Dari keduanya itu, boleh jadi salah satunya lebih dominan dibanding sisi lainnya. Apalagi di zaman seperti sekarang ini, sisi manusianya akan lebih dominan terlihat. Sedangkan bagi Wali yang sudah wafat sisi manusianya sudah hilang dan hanya tinggal sisi keistimewaannya saja.

Dari sini kita bisa pahami dan sangat jelas bahwa para wali memiliki kemampuan beraktivitas bahkan lebih leluasa setelah wafatnya. Oleh karenanya, seorang wali Mursyid tidak akan pernah putus dalam membimbing ruhani para muridnya. Mengenai dalil, bukankah Al-Qur’an juga mengisyaratkan dalam surah Ali ‘Imran (3), Ayat 169:

وَلَا تَحۡسَبَنَّ ٱلَّذِينَ قُتِلُواْ فِي سَبِيلِ ٱللّٰهِ أَمۡوَٰتَۢاۚ بَلۡ أَحۡيَآءٌ عِندَ رَبِّهِمۡ يُرۡزَقُونَ ۞

“Dan jangan sekali-kali kamu mengira bahwa orang-orang yang gugur di jalan Allah itu mati; sebenarnya mereka itu hidup di sisi Tuhannya mendapat rezeki.”

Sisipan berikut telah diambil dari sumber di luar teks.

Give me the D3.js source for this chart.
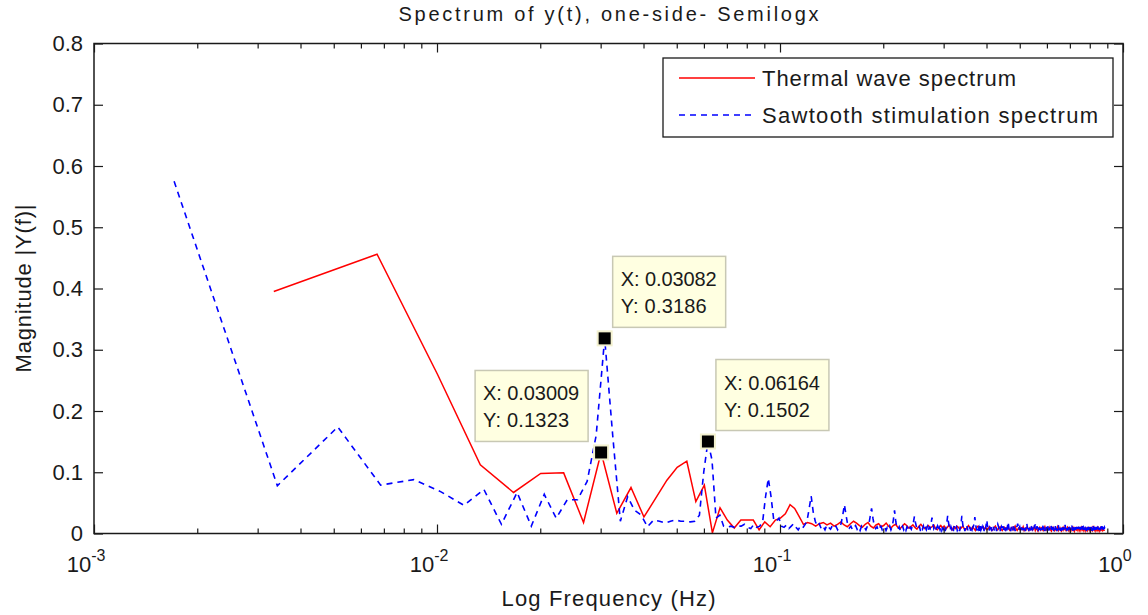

Kutup artikel ini dengan doa:

اَللّٰهُمَّ إِنِّي أَسْأَلُكَ حُبَّكَ، وَحُبَّ مَنْ يُحِبُّكَ، وَاْلعَمَلَ الَّذِيْ يُبَلِّغُنِيْ حُبَّكَ، اَللّٰهُمَّ اجْعَلْ حُبَّكَ أَحَبُّ إِلَيَّ مِنْ نَفْسِيْ وَأَهْلِيْ وَمِنَ الْمآءِ الْبَارِدِ

Allãhumma innî as’aluka hubbak, wa hubba may yuhibbuk, wal-‘amalal ladzî yuballighunî hubbak, Allãhummaj’al hubbaka ahabbu ilayya min nafsî wa ahlî wa minal mãil bãrid

“Wahai Allah, kumohon cinta-Mu, dan cinta orang-orang yang mencintai-Mu, dan cinta pada amal yang membawaku pada cinta-Mu. Wahai Allah, jadikanlah Cintaku kepada-Mu melebihi cintaku kepada diriku sendiri, terhadap keluargaku dan air yang dingin (saat kehausan)”.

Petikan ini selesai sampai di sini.